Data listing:
--- Start ---
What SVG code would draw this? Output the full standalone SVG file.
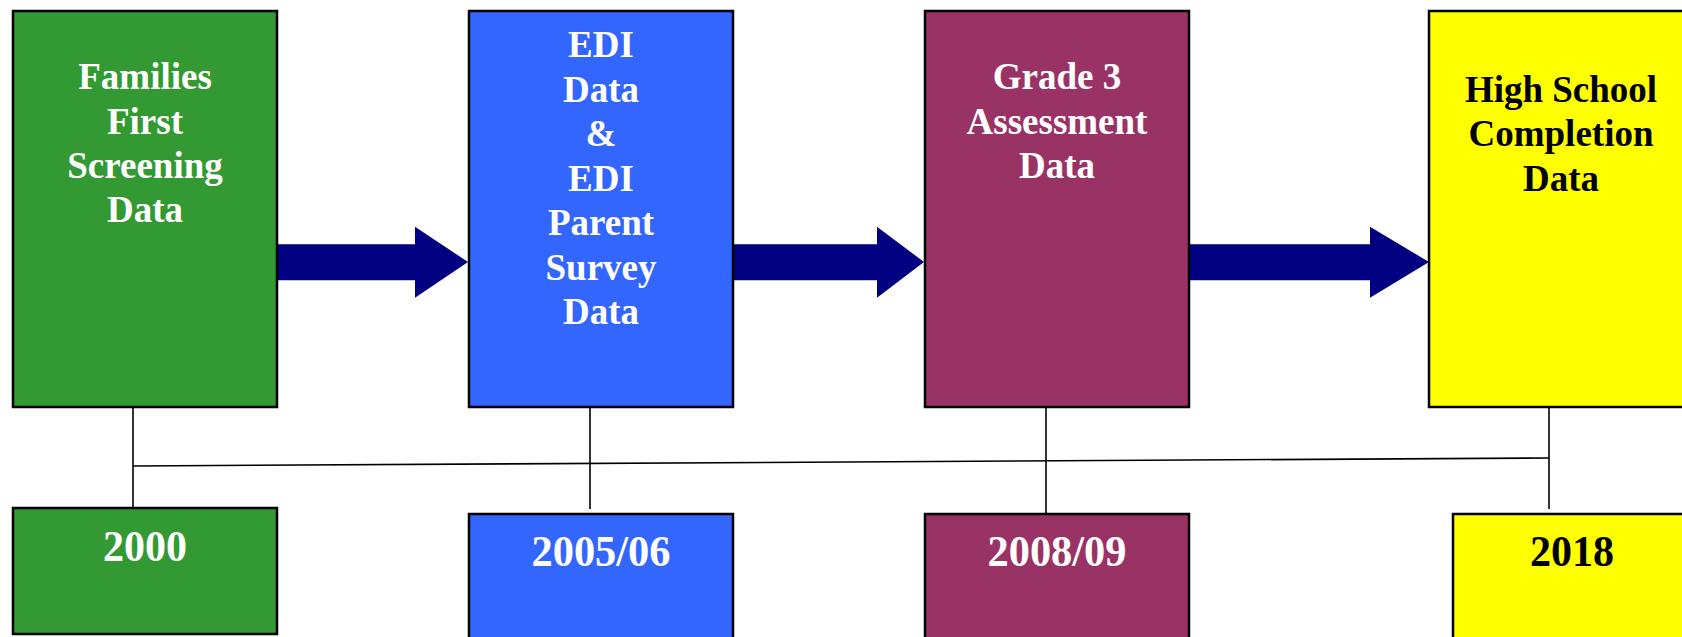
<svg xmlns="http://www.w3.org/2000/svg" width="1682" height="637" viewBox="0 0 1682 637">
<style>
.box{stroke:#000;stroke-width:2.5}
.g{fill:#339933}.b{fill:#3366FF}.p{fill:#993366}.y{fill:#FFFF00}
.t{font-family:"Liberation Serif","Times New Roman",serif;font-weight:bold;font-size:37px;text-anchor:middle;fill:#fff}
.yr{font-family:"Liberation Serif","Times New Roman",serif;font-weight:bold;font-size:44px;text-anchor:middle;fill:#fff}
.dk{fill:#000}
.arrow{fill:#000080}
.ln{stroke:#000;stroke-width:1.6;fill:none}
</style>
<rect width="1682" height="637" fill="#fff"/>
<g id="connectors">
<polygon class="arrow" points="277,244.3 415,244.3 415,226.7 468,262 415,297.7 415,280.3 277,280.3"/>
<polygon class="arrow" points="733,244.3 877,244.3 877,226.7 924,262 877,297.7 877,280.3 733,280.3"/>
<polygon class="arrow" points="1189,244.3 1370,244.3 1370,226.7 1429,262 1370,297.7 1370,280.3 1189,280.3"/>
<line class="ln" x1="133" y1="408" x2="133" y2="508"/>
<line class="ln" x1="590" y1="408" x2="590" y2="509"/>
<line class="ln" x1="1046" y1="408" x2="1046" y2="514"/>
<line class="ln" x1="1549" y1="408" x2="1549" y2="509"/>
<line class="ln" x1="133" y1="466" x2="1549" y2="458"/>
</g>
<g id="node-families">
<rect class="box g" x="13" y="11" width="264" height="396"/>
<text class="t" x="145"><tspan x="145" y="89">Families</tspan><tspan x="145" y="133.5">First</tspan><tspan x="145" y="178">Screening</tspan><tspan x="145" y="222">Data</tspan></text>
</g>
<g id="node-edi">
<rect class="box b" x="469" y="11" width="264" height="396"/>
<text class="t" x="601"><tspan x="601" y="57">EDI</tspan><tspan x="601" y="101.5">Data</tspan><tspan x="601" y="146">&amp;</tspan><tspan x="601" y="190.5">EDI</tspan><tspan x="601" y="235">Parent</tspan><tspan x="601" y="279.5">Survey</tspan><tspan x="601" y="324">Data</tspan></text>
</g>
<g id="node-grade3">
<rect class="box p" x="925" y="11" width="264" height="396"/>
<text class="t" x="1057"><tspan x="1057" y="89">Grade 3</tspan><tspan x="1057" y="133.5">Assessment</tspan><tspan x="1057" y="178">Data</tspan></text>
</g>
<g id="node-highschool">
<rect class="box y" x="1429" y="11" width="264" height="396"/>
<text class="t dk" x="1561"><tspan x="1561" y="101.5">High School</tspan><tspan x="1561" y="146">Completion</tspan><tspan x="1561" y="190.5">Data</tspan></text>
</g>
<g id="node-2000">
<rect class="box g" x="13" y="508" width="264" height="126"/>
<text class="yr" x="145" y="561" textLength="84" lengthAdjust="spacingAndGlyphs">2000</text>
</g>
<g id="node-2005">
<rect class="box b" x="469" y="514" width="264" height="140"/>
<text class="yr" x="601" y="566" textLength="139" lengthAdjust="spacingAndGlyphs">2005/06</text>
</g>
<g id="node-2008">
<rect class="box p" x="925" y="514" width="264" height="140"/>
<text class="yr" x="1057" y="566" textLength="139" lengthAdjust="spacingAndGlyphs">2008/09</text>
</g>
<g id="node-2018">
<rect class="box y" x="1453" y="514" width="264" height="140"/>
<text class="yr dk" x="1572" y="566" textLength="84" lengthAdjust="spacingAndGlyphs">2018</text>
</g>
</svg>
--- End ---
--- Start ---
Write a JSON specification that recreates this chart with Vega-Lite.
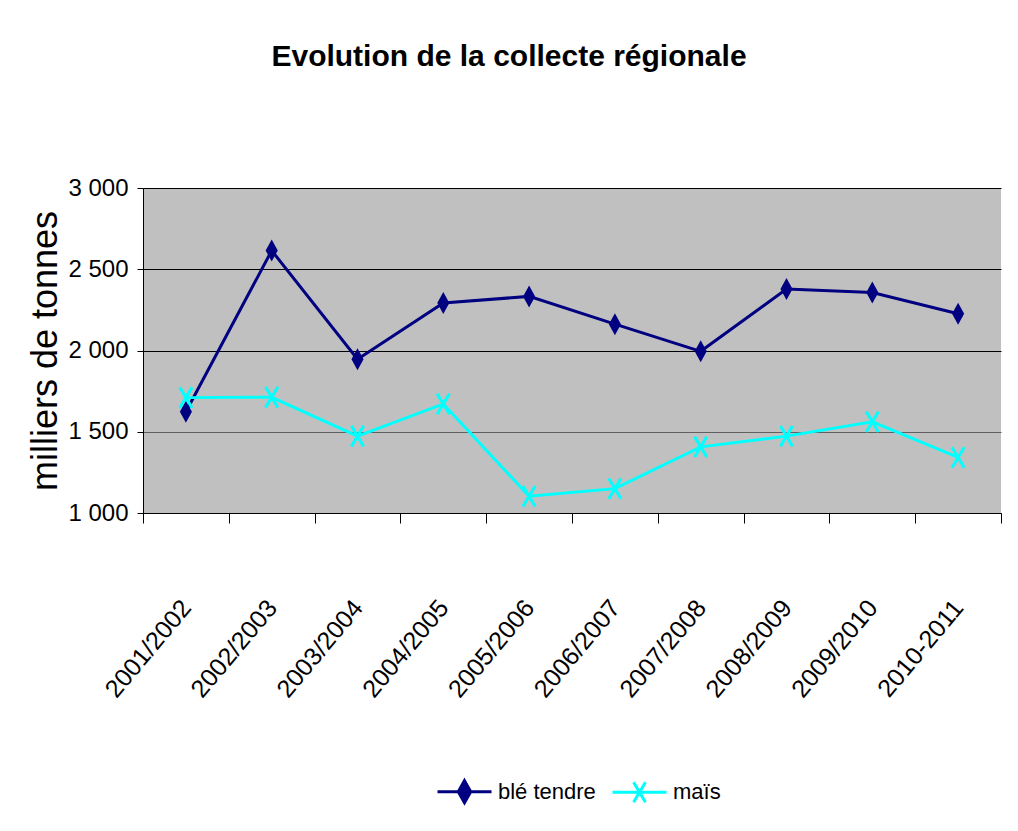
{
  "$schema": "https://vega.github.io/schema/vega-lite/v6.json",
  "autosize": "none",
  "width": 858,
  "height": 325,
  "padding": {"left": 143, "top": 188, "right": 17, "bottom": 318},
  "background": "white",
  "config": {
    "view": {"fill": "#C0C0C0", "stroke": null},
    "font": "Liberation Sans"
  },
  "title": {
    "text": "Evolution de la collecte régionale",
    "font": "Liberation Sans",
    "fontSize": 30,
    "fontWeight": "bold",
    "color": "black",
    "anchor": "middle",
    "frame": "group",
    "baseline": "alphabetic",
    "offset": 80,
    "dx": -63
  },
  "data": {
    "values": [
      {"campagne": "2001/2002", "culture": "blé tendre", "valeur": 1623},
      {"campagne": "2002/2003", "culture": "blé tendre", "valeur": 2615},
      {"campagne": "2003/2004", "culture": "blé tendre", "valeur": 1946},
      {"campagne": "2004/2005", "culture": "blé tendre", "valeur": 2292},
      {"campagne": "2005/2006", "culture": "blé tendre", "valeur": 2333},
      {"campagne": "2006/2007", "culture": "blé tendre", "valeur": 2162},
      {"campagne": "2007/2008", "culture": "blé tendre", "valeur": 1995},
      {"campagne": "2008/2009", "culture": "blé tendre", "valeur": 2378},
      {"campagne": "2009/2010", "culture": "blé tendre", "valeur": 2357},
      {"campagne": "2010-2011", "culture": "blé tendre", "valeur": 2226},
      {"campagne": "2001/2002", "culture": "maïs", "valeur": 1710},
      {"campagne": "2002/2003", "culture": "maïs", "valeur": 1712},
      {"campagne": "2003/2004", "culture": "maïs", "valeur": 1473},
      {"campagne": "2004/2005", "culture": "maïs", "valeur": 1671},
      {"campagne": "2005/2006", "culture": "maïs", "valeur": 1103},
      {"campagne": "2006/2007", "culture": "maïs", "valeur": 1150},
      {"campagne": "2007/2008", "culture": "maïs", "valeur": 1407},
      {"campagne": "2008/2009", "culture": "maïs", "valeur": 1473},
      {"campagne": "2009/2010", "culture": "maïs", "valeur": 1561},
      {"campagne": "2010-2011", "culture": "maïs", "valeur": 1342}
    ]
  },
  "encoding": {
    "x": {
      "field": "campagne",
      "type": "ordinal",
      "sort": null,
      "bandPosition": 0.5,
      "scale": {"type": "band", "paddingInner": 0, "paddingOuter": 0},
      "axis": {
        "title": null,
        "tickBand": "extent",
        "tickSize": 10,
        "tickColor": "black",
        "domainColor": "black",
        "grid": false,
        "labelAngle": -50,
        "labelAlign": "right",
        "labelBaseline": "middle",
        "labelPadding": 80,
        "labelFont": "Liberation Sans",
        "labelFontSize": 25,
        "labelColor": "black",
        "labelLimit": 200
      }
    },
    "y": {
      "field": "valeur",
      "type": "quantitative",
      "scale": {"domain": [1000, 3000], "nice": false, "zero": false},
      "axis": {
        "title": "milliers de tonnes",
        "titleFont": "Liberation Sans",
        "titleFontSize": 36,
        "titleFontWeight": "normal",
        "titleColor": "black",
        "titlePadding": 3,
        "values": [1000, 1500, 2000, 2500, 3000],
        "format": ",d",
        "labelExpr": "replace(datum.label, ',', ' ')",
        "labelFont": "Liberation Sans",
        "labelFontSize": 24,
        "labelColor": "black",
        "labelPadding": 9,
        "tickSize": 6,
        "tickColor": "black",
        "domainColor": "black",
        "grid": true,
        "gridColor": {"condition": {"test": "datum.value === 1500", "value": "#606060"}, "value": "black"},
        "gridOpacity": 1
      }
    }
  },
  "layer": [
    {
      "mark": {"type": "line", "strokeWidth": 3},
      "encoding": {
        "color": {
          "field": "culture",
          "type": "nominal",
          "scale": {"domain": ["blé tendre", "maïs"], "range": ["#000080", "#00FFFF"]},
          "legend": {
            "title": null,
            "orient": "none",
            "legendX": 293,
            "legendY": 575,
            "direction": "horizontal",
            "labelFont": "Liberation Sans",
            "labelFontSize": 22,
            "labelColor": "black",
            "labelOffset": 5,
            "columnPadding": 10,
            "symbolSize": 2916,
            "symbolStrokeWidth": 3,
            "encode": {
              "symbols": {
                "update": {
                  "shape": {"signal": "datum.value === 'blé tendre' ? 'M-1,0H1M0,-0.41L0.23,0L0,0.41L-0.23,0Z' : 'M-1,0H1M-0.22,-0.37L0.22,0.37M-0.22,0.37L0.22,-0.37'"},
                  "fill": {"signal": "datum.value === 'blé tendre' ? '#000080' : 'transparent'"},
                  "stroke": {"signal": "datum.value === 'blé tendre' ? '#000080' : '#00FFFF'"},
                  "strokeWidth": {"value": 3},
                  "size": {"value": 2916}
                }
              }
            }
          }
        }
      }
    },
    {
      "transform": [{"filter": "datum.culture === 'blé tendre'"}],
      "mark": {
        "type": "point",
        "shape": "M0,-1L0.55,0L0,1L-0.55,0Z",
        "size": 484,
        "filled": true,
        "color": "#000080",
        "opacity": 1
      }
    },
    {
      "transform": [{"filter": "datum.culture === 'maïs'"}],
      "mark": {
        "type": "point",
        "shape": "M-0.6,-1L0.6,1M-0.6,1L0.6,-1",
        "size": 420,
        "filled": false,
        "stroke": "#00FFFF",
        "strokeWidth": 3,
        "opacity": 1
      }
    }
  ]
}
--- End ---
--- Start ---
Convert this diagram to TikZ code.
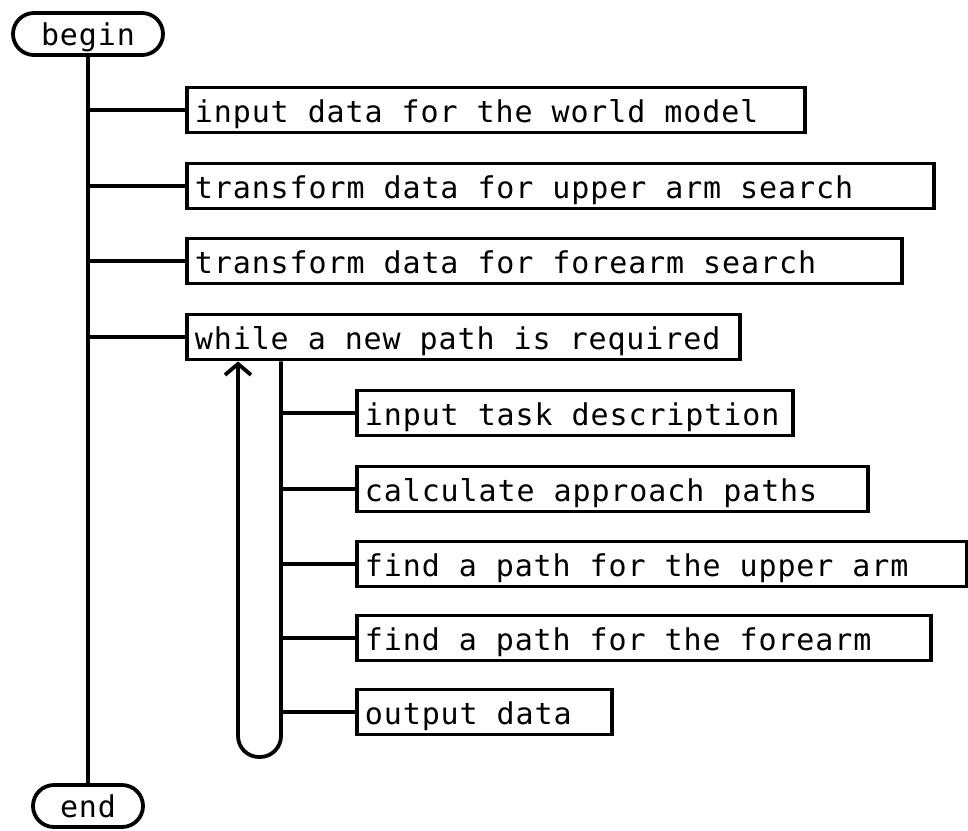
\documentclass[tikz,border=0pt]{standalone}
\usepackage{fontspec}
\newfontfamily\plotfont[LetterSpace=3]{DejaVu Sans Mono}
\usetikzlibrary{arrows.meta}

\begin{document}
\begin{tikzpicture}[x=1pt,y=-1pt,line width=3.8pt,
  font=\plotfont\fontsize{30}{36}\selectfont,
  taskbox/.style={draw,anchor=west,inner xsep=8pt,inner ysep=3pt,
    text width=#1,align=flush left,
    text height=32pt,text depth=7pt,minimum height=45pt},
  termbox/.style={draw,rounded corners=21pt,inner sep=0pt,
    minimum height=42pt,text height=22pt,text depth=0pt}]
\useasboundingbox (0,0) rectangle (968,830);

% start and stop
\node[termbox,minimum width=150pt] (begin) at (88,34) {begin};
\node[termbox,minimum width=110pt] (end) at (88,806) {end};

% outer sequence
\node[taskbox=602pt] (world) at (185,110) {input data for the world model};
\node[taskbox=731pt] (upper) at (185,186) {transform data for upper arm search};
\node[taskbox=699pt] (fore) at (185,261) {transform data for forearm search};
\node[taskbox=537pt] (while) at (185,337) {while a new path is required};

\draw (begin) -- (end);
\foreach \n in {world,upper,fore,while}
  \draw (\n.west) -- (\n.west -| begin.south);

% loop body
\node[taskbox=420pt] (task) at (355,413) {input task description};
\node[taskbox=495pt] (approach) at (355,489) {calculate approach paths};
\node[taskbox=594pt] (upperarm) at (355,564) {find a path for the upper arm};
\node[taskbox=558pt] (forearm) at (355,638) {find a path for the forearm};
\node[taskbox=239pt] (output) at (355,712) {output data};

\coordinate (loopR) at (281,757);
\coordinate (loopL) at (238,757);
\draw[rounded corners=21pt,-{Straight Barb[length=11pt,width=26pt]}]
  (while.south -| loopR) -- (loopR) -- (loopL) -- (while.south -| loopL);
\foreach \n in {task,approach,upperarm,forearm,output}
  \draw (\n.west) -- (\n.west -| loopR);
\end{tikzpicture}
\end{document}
--- End ---
### TASK DESCRIPTION:
Omit all pictures and repeat exactly the lines from the one containing "Convert this diagram to TikZ code." through the one containing "(0,0) rectangle (968,830);", ends included, with nothing added.

### REPLY:
Convert this diagram to TikZ code.
\documentclass[tikz,border=0pt]{standalone}
\usepackage{fontspec}
\newfontfamily\plotfont[LetterSpace=3]{DejaVu Sans Mono}
\usetikzlibrary{arrows.meta}

\begin{document}
\begin{tikzpicture}[x=1pt,y=-1pt,line width=3.8pt,
  font=\plotfont\fontsize{30}{36}\selectfont,
  taskbox/.style={draw,anchor=west,inner xsep=8pt,inner ysep=3pt,
    text width=#1,align=flush left,
    text height=32pt,text depth=7pt,minimum height=45pt},
  termbox/.style={draw,rounded corners=21pt,inner sep=0pt,
    minimum height=42pt,text height=22pt,text depth=0pt}]
\useasboundingbox (0,0) rectangle (968,830);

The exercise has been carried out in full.